|A Review of: Wish: Market to Table, a Food & Entertaining Guide
by Brian Fawcett
If Emily Richards may not be all that exotic, but her multicultural credentials are impressive. Of Italian descent, she grew up in Sault St. Marie, Ontario, has a Portuguese maiden name (Fernandes), and is married to an Anglo-hence the WASP surname. She's actually of Calabrian descent, which isn't quite the same thing as being Italian. Not surprisingly, most of her recipes reflect the Calabrese palate, which uses more tomatoes and less dairy, leans more toward simplicity and quality of materials and steers clear of the sometimes overwrought complexities of northern Italian cooking. She's also a long-time contributor to the lifestyle magazine, Canadian Living, and a co-host of Canadian Living Cooks, which appears on the Food Network Canada.

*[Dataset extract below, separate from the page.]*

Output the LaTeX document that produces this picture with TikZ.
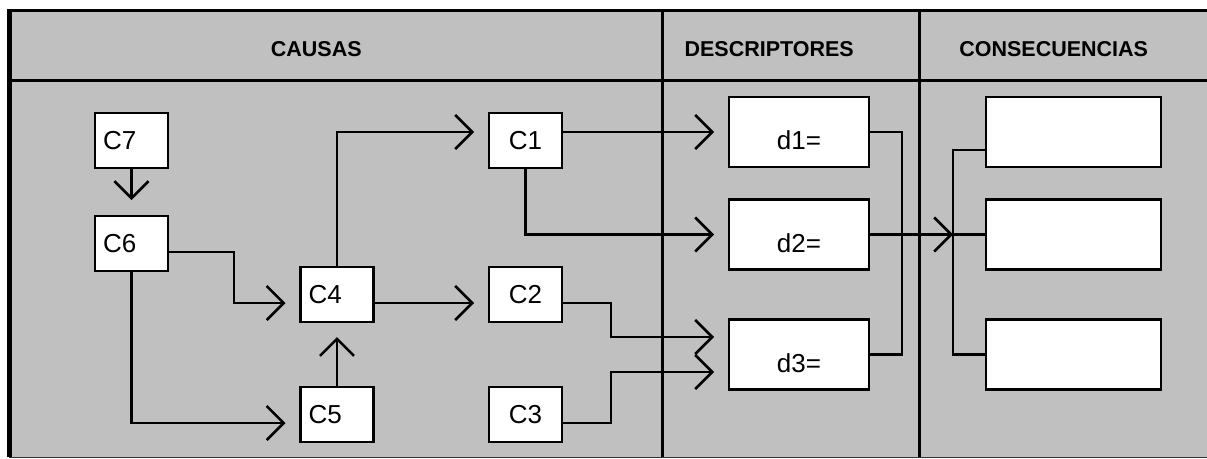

That connection is likely the source of the book's chief flaws, and there are several: Aside from the built-in difficulties of trying to set recipes for "average" Canadian women who shop for food at some theoretical supermarket concocted by Canadian Living's market research department, Richards tends to treat her readers as chronic dieters who've just fallen off the proverbial turnip truck and are perpetually in danger of falling off the dieting wagon. What I mean by this is that she goes into sometimes pedantic but utterly unhelpful detail with the recipes and culinary advice. At one point, for instance, she counsels readers to have "a variety of pots and pans" and sharp knives. Then, to prove that the obvious can't ever get obvious enough to suit television-think, she backs off on the sharp knives by saying that, well, it's more important to choose a knife that's "comfortable". This advice will probably send more than a few safety-crazed suburbanites to carving roasts with butter-knives, but there's an element to it that isn't quite so funny. It leads to the implicit suggestion that substituting inside her recipes is just fine.
This is a shame, because her sense of Calabrese cooking is accurate and thoroughly refined, and if taken seriously, many of the recipes are excellent representatives of one of the world's undervalued cuisines.